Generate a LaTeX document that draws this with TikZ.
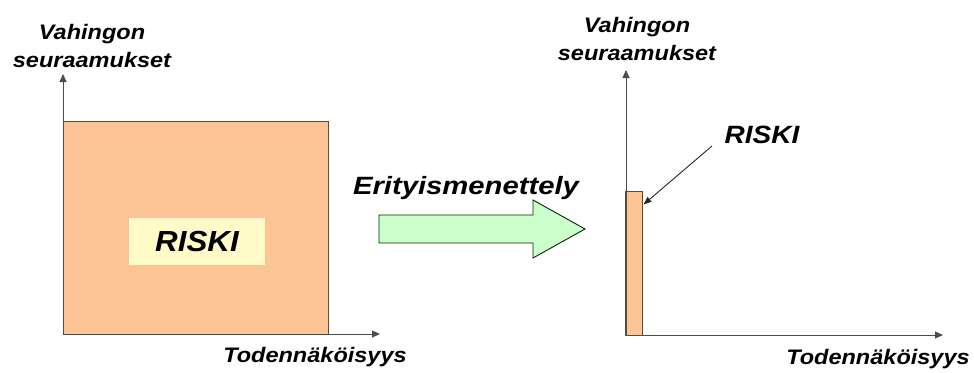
\documentclass[tikz,border=0pt]{standalone}
\usepackage{fontspec}
\setmainfont{Liberation Sans}
\usetikzlibrary{arrows.meta}
\definecolor{riskorange}{RGB}{250,196,148}
\definecolor{risklabel}{RGB}{255,250,200}
\definecolor{shiftgreen}{RGB}{204,255,204}
\definecolor{edgebrown}{RGB}{90,75,60}
\begin{document}
\begin{tikzpicture}[x=1pt,y=-1pt,
  axis/.style={draw=black!70, line width=1pt, -{Triangle[length=8pt,width=7pt]}},
  riskarea/.style={draw=edgebrown, line width=1pt, fill=riskorange, inner sep=0pt},
  axislabel/.style={font=\fontsize{21}{28}\selectfont\bfseries\itshape, xscale=1.12, align=center, inner sep=0pt, anchor=base},
  leader/.style={draw=black!85, line width=0.9pt, -{Triangle[length=8pt,width=6pt]}}
]
  \useasboundingbox (0,0) rectangle (974,372);

  % ---- left chart: risk before the procedure
  \node[riskarea, minimum width=265pt, minimum height=213pt] (big) at (195.5,227.5) {};
  \node[fill=risklabel, inner sep=0pt, minimum width=136pt, minimum height=47pt,
        font=\fontsize{29}{34}\selectfont\bfseries\itshape] (riskl) at (197,241.5)
        {\scalebox{1.08}[1]{RISKI}};
  \coordinate (o1) at (63,334);
  \coordinate (y1) at (63,74);
  \coordinate (x1) at (380,334);
  \draw[axis] (o1) -- (y1);
  \draw[axis] (o1) -- (x1);
  % anchor=base of a two-line label sits on its last line
  \node[axislabel] (vl) at (92,67) {Vahingon\\seuraamukset};
  \node[axislabel] (tl) at (315,362) {Todennäköisyys};

  % ---- transition arrow
  \draw[draw=black!60!green!40!black, line width=0.9pt, fill=shiftgreen]
    (379,215) -- (533,215) -- (533,200) -- (585,229) -- (533,258) -- (533,243) -- (379,243) -- cycle;
  \node[font=\fontsize{25}{30}\selectfont\bfseries\itshape, xscale=1.17, inner sep=0pt, anchor=base]
    (proc) at (466,194) {Erityismenettely};

  % ---- right chart: risk after the procedure
  \node[riskarea, minimum width=17pt, minimum height=144pt] (bar) at (633.5,263) {};
  \coordinate (o2) at (626,335);
  \coordinate (y2) at (626,70);
  \coordinate (x2) at (943,335);
  \draw[axis] (o2) -- (y2);
  \draw[axis] (o2) -- (x2);
  \node[axislabel] (vr) at (637,60) {Vahingon\\seuraamukset};
  \node[axislabel] (tr) at (878,364) {Todennäköisyys};
  \node[font=\fontsize{25}{30}\selectfont\bfseries\itshape, xscale=1.12, inner sep=0pt, anchor=base]
    (riskr) at (762,143) {RISKI};
  \coordinate (lead) at (712,146);
  \draw[leader] (lead) -- ([xshift=1pt,yshift=-14pt]bar.north east);
\end{tikzpicture}
\end{document}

.....

**What the exercise asks**
The lines from the start of the data through the line that contains "(0,0) rectangle (974,372);" are to be returned exactly, please, with both ends included and every picture left out.

**Correct answer**
Generate a LaTeX document that draws this with TikZ.
\documentclass[tikz,border=0pt]{standalone}
\usepackage{fontspec}
\setmainfont{Liberation Sans}
\usetikzlibrary{arrows.meta}
\definecolor{riskorange}{RGB}{250,196,148}
\definecolor{risklabel}{RGB}{255,250,200}
\definecolor{shiftgreen}{RGB}{204,255,204}
\definecolor{edgebrown}{RGB}{90,75,60}
\begin{document}
\begin{tikzpicture}[x=1pt,y=-1pt,
  axis/.style={draw=black!70, line width=1pt, -{Triangle[length=8pt,width=7pt]}},
  riskarea/.style={draw=edgebrown, line width=1pt, fill=riskorange, inner sep=0pt},
  axislabel/.style={font=\fontsize{21}{28}\selectfont\bfseries\itshape, xscale=1.12, align=center, inner sep=0pt, anchor=base},
  leader/.style={draw=black!85, line width=0.9pt, -{Triangle[length=8pt,width=6pt]}}
]
  \useasboundingbox (0,0) rectangle (974,372);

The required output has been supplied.